I *personally* know of no one else using this therapy. Although we are in rural Montana, we *do* know of others with Crohn's. Adults and children. We have become evangelists for helminthic therapy, but it seems most people are squeamish about the idea and would rather trust in Pharmaceuticals than alternatives. Sigh.


----------



## Marci (Feb 17, 2013)

I wanted to provide the FDA warning associated with Remicade. A BIG reason we chose not to accept this treatment option for our daughter:

*Remicade (infliximab)*

Audience: Rheumatologists, gastroenterologists and other healthcare professionals

FDA and Centocor notified healthcare professionals of revisions to the WARNINGS and ADVERSE REACTIONS sections of the prescribing information for Remicade, indicated for the treatment of rheumatoid arthritis and Crohn's disease. In controlled studies of all TNFα-blocking agents, including Remicade, more cases of lymphoma have been observed among patients receiving the agents than among control group patients. Malignancies have also been observed in open-label, uncontrolled clinical studies at a rate several-fold higher than expected in the general population. Patients with Crohn's disease or rheumatoid arthritis, particularly patients with highly active disease and/or chronic exposure to immunosuppressant therapies, may be at a higher risk (up to several fold) than the general population for the development of lymphoma. FDA has recommended a warning concerning malignancy be added to the labeling for all therapeutic agents that block TNF.


----------



## cbear290 (Mar 26, 2013)

My husband has crohns disease and we have been searching for a helminthic therapy provider but cannot find one that will ship to the US. Can you please let me know where you got the worms??? Our other option is to drive to Canada and wait for a shipment from the UK. Thank you so much!!!!


----------



## Marci (Mar 26, 2013)

Hi Claire,

I replied to you via email  Godspeed!


----------



## CarolinAlaska (Mar 28, 2013)

Very interesting story, Marci!  Thanks for sharing!


----------



## rollinstone (Mar 28, 2013)

Thanks for sharing the story, I know there are currently helminthic trials going on in the US, I'm hoping the results are good so it can become a more recognized treatment, I'd love to be able to do a one off treatment even if it's every six months rather than pop all these pills everyday. I'm also very hopeful for SSI vaccines. I think in the next few years we're going to have a lot
More effective treatments for crohn's, for some maybe even a cure.


----------



## jagundo (Apr 5, 2013)

Hello Marci,

Thanks so much for this informative post.  I actually just joined this forum after reading your daughters success story and have sent you an email as well.  Im very interested in speaking with you in learning about the clinics and provider you used for this method.  My daughter was diagnosed in Oct 2012 and it seems that the progress has continued to declined and as an effect of the meds, new challenges are being introduced.  It's like a vicious circle that will end bad.  My daughter is only 8 and already, has seen a drastic life change.

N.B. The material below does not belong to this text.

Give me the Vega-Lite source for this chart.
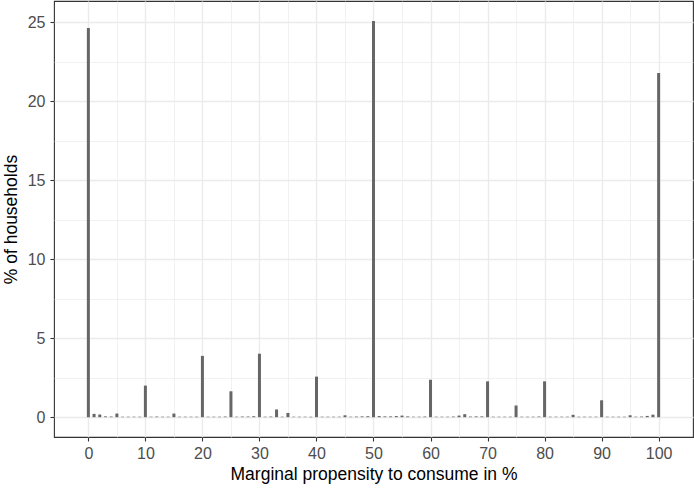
{
  "$schema": "https://vega.github.io/schema/vega-lite/v6.json",
  "width": 639,
  "height": 436,
  "padding": {"left": 54, "top": 1, "right": 1, "bottom": 52},
  "autosize": {"type": "none"},
  "background": "white",
  "config": {
    "font": "Liberation Sans",
    "view": {"stroke": "#333333", "strokeWidth": 1.1},
    "axis": {"domain": false, "grid": true, "gridColor": "#EBEBEB", "tickColor": "#333333", "tickSize": 4, "tickWidth": 1.1, "labelColor": "#4D4D4D", "labelFontSize": 16, "titleColor": "#000000", "titleFontSize": 17.5, "titleFontWeight": "normal"}
  },
  "data": {"values": [
    {"mpc":0,"pct":24.65},{"mpc":1,"pct":0.21},{"mpc":2,"pct":0.17},{"mpc":3,"pct":0.05},{"mpc":4,"pct":0.04},{"mpc":5,"pct":0.23},{"mpc":6,"pct":0.03},{"mpc":7,"pct":0.03},{"mpc":8,"pct":0.03},{"mpc":9,"pct":0.03},
    {"mpc":10,"pct":2.0},{"mpc":11,"pct":0.03},{"mpc":12,"pct":0.04},{"mpc":13,"pct":0.03},{"mpc":14,"pct":0.03},{"mpc":15,"pct":0.23},{"mpc":16,"pct":0.03},{"mpc":17,"pct":0.03},{"mpc":18,"pct":0.03},{"mpc":19,"pct":0.03},
    {"mpc":20,"pct":3.88},{"mpc":21,"pct":0.03},{"mpc":22,"pct":0.03},{"mpc":23,"pct":0.03},{"mpc":24,"pct":0.04},{"mpc":25,"pct":1.64},{"mpc":26,"pct":0.03},{"mpc":27,"pct":0.04},{"mpc":28,"pct":0.04},{"mpc":29,"pct":0.06},
    {"mpc":30,"pct":4.02},{"mpc":31,"pct":0.03},{"mpc":32,"pct":0.04},{"mpc":33,"pct":0.49},{"mpc":34,"pct":0.03},{"mpc":35,"pct":0.27},{"mpc":36,"pct":0.03},{"mpc":37,"pct":0.03},{"mpc":38,"pct":0.03},{"mpc":39,"pct":0.03},
    {"mpc":40,"pct":2.57},{"mpc":41,"pct":0.03},{"mpc":42,"pct":0.03},{"mpc":43,"pct":0.03},{"mpc":44,"pct":0.03},{"mpc":45,"pct":0.12},{"mpc":46,"pct":0.03},{"mpc":47,"pct":0.04},{"mpc":48,"pct":0.05},{"mpc":49,"pct":0.06},
    {"mpc":50,"pct":25.09},{"mpc":51,"pct":0.07},{"mpc":52,"pct":0.05},{"mpc":53,"pct":0.05},{"mpc":54,"pct":0.07},{"mpc":55,"pct":0.1},{"mpc":56,"pct":0.05},{"mpc":57,"pct":0.03},{"mpc":58,"pct":0.03},{"mpc":59,"pct":0.04},
    {"mpc":60,"pct":2.37},{"mpc":61,"pct":0.03},{"mpc":62,"pct":0.03},{"mpc":63,"pct":0.03},{"mpc":64,"pct":0.04},{"mpc":65,"pct":0.1},{"mpc":66,"pct":0.19},{"mpc":67,"pct":0.04},{"mpc":68,"pct":0.05},{"mpc":69,"pct":0.05},
    {"mpc":70,"pct":2.27},{"mpc":71,"pct":0.03},{"mpc":72,"pct":0.03},{"mpc":73,"pct":0.03},{"mpc":74,"pct":0.03},{"mpc":75,"pct":0.74},{"mpc":76,"pct":0.03},{"mpc":77,"pct":0.03},{"mpc":78,"pct":0.03},{"mpc":79,"pct":0.04},
    {"mpc":80,"pct":2.27},{"mpc":81,"pct":0.03},{"mpc":82,"pct":0.03},{"mpc":83,"pct":0.03},{"mpc":84,"pct":0.03},{"mpc":85,"pct":0.15},{"mpc":86,"pct":0.03},{"mpc":87,"pct":0.03},{"mpc":88,"pct":0.03},{"mpc":89,"pct":0.03},
    {"mpc":90,"pct":1.07},{"mpc":91,"pct":0.03},{"mpc":92,"pct":0.03},{"mpc":93,"pct":0.03},{"mpc":94,"pct":0.03},{"mpc":95,"pct":0.12},{"mpc":96,"pct":0.03},{"mpc":97,"pct":0.04},{"mpc":98,"pct":0.08},{"mpc":99,"pct":0.16},
    {"mpc":100,"pct":21.8}
  ]},
  "mark": {"type": "bar", "size": 3, "color": "#666666", "orient": "vertical"},
  "encoding": {
    "x": {
      "field": "mpc", "type": "quantitative",
      "scale": {"domain": [-5.15, 105.15], "nice": false, "zero": false},
      "axis": {
        "title": "Marginal propensity to consume in %",
        "values": [0,5,10,15,20,25,30,35,40,45,50,55,60,65,70,75,80,85,90,95,100],
        "labelExpr": "datum.value % 10 === 0 ? datum.label : ''",
        "tickOpacity": {"condition": {"test": "datum.value % 10 !== 0", "value": 0}, "value": 1},
        "gridWidth": {"condition": {"test": "datum.value % 10 !== 0", "value": 0.7}, "value": 1.4},
        "labelPadding": 4,
        "titlePadding": 4,
        "labelFlush": false
      }
    },
    "y": {
      "field": "pct", "type": "quantitative",
      "scale": {"domain": [-1.255, 26.355], "nice": false, "zero": false},
      "axis": {
        "title": "% of households",
        "values": [0,2.5,5,7.5,10,12.5,15,17.5,20,22.5,25],
        "labelExpr": "datum.value % 5 === 0 ? datum.label : ''",
        "tickOpacity": {"condition": {"test": "datum.value % 5 !== 0", "value": 0}, "value": 1},
        "gridWidth": {"condition": {"test": "datum.value % 5 !== 0", "value": 0.7}, "value": 1.4},
        "labelPadding": 5,
        "titlePadding": 7,
        "labelFlush": false
      }
    },
    "y2": {"datum": 0}
  }
}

I cannot and will not stand on the side lines without taking aggressive actions and will definitely not let the Dr's keep trying to correct the problem by throwing more meds at it.  

I hope to hear from you soon (mr.fagundo@gmail.com)

Thx.
Jack
:ymad:




Marci said:


> My 11 year old daughter is nearing the 15 month mark with her hook worm helminthic therapy. It's been about 3 months since I wrote the one-year summary (I'm posting it below) and I wanted to give an update. My daughter has not been on ANY medication (including over-the-counter immodium) since this post. She has solid stools most of the time, and I can count the intestinal cramping episodes on one hand. (And frankly we wonder if those few episodes aren't related to school/stress and not Crohn's?). We are not so naive to believe there won't be hiccups down the road, but the helminthic therapy is thus far miraculous.
> 
> Here is my posting from a few months ago on the Yahoo helminth forum:
> 
> ...


----------



## my little penguin (Apr 5, 2013)

Welcome Jack
Please check out the parents of IBD forum

here---->
http://www.crohnsforum.com/forumdisplay.php?f=49

My son is 9 and was dx at age 7 so I know where you are at.


----------



## Dwild28 (Jul 2, 2013)

We tried it for our son too. It's working!!!


----------



## rollinstone (Jul 2, 2013)

Dwild, welcome to the forums, feel free to say hello and share your story


----------



## Lov-it (Jul 31, 2013)

Hi Marci

Can you help me locate a HT provider? We live in Northeast Indiana. My email address is Lovette02@yahoo.com

Thanks
Michael


----------



## bmj210 (Dec 27, 2013)

Marci:

can you please email me your helminth therapy provider information? My 13 yr old niece has been been dealing severely with Crohn's for over a year. She is on Remicade, various vitamins, Prednisone and nothing has really worked. Furthermore, she has been recently diagnosed with arthritis in which more medications were prescribed which are furthering worsening her condition. She was recently hospitalized and discharged on Christmas Eve only to be readmitted today. We are desperately seeking treatment for her condition that will be beneficial. Any and all information that you have will be extremely appreciated. 
Warm Regards,
Bobbie (bobmj210@gmail.com)


----------



## rollinstone (Dec 28, 2013)

Hi BMj, sorry to dissapoint you but the helminthic trials recently finished and they were not very effective. Have you asked the GI about fecal transplant? Or if you're in Canada the SSI vaccine trial. Or the anti-map trial. All of which have shown to have promising results in preliminary trials. God bless, hope your little one heals soon


----------



## bmj210 (Dec 30, 2013)

Hi Joshuaa:
Thanks for the information and the kind words. I will definitely look into the fecal transplant and anti-map trials. Thanks again.
-Bobbie


----------



## my little penguin (Dec 30, 2013)

BMJ you may want to try in the parent forum..
here-->
http://www.crohnsforum.com/forumdisplay.php?f=49

lots of different parents have tried many different things with their kiddos


all concerned caregivers are welcome


----------